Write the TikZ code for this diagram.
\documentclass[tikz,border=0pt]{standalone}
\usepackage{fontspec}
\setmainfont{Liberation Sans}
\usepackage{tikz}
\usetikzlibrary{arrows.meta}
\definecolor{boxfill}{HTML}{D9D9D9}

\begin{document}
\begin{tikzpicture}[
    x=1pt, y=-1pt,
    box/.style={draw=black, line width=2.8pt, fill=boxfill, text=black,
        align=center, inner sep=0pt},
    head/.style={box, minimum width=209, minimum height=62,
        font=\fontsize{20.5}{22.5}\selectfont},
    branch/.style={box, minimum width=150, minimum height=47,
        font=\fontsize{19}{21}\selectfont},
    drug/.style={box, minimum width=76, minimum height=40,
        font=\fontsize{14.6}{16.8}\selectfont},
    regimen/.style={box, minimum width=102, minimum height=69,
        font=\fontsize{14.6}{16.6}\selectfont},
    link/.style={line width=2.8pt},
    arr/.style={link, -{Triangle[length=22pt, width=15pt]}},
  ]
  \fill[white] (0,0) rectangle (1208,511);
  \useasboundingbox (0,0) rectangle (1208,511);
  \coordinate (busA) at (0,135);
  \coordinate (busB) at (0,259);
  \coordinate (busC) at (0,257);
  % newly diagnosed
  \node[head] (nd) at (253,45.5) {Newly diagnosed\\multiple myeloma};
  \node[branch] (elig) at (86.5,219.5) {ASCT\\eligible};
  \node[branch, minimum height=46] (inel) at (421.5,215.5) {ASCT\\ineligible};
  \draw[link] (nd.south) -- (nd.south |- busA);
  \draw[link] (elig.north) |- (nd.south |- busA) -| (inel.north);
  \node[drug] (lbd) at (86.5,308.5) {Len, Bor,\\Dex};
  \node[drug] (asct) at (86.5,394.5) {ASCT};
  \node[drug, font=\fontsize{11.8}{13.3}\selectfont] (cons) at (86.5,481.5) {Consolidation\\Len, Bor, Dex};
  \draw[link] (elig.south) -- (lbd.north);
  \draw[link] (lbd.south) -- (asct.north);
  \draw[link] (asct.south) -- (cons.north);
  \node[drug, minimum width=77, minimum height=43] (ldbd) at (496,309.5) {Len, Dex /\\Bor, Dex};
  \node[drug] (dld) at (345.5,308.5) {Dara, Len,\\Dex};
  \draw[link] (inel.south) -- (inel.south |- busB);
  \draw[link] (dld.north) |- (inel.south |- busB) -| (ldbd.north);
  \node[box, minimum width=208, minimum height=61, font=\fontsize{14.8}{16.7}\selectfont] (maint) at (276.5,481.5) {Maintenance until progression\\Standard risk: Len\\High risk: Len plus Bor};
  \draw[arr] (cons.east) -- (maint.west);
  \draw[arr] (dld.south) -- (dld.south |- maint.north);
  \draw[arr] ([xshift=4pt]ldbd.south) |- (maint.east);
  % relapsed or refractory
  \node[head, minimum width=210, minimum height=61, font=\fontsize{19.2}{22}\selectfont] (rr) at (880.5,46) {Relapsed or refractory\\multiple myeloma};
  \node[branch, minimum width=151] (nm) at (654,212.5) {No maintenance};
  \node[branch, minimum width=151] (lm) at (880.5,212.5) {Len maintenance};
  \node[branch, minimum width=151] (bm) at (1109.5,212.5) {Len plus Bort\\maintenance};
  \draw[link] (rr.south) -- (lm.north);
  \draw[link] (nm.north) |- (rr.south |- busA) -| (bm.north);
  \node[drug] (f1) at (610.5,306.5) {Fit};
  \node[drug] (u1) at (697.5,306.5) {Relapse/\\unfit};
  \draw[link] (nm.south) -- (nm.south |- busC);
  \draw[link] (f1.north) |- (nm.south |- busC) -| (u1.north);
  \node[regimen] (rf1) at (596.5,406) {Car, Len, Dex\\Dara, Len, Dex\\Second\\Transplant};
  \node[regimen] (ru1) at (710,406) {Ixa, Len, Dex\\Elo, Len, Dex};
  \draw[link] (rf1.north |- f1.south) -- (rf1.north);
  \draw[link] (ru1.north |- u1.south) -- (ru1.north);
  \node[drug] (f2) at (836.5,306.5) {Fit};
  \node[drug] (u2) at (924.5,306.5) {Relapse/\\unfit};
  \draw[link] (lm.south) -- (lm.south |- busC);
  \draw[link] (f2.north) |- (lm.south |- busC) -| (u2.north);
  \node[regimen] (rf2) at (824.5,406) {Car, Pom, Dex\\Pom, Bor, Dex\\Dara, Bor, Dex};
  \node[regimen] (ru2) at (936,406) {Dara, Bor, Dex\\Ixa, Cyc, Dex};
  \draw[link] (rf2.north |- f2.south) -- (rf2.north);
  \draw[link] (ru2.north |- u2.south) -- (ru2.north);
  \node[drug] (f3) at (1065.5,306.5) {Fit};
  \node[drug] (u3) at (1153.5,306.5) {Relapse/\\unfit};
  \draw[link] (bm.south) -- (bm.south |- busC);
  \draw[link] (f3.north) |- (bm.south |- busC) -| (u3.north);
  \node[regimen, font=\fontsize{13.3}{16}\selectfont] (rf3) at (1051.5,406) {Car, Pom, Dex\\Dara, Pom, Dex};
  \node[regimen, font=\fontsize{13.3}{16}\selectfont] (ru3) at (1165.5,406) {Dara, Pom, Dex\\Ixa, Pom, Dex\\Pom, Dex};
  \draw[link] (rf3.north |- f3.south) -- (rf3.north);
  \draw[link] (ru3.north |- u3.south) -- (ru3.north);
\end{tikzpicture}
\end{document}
--
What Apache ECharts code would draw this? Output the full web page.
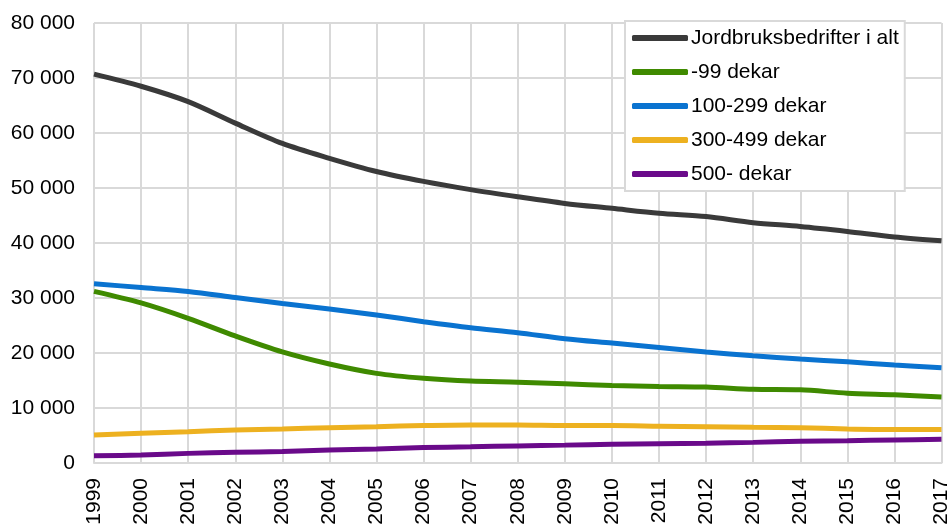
--
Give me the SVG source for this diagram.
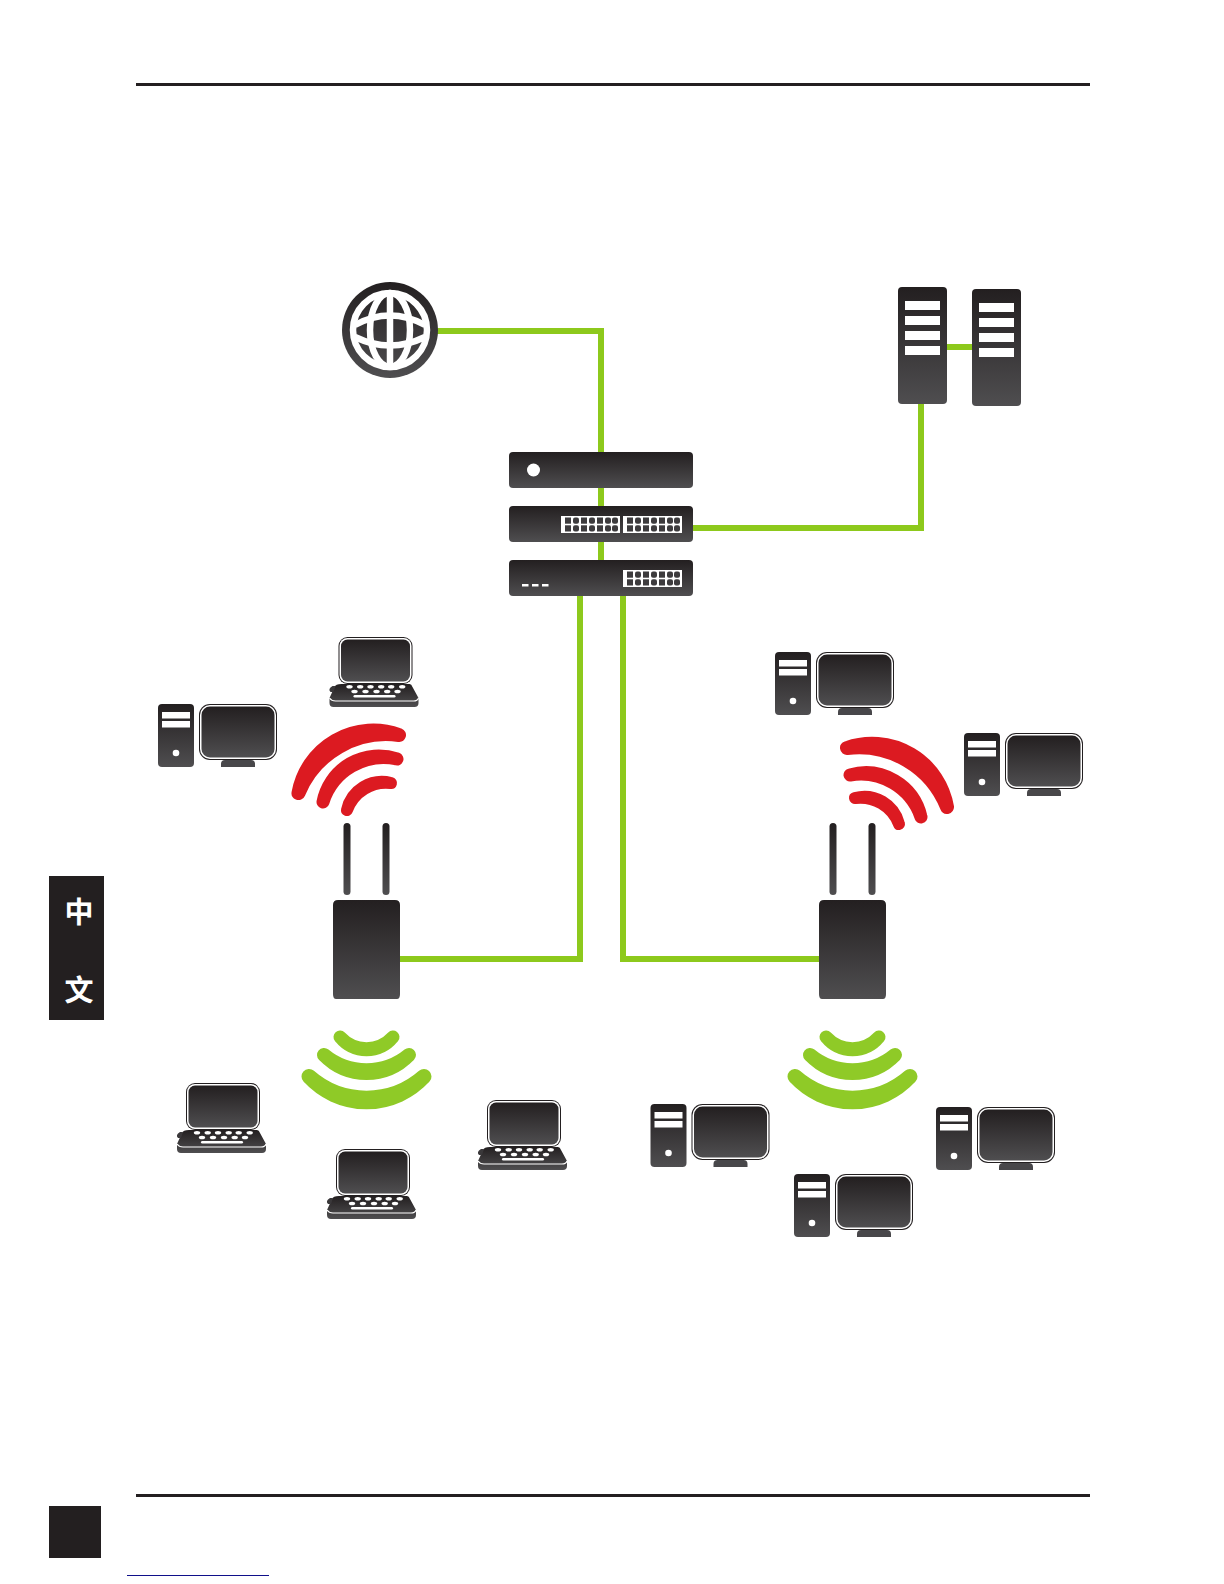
--
## [Exercise details]
For each line above that contains the word "this", copy that line.

## [Response]
Write the TikZ code for this diagram.
What Apache ECharts code would draw this? Output the full web page.
Give me the SVG source for this diagram.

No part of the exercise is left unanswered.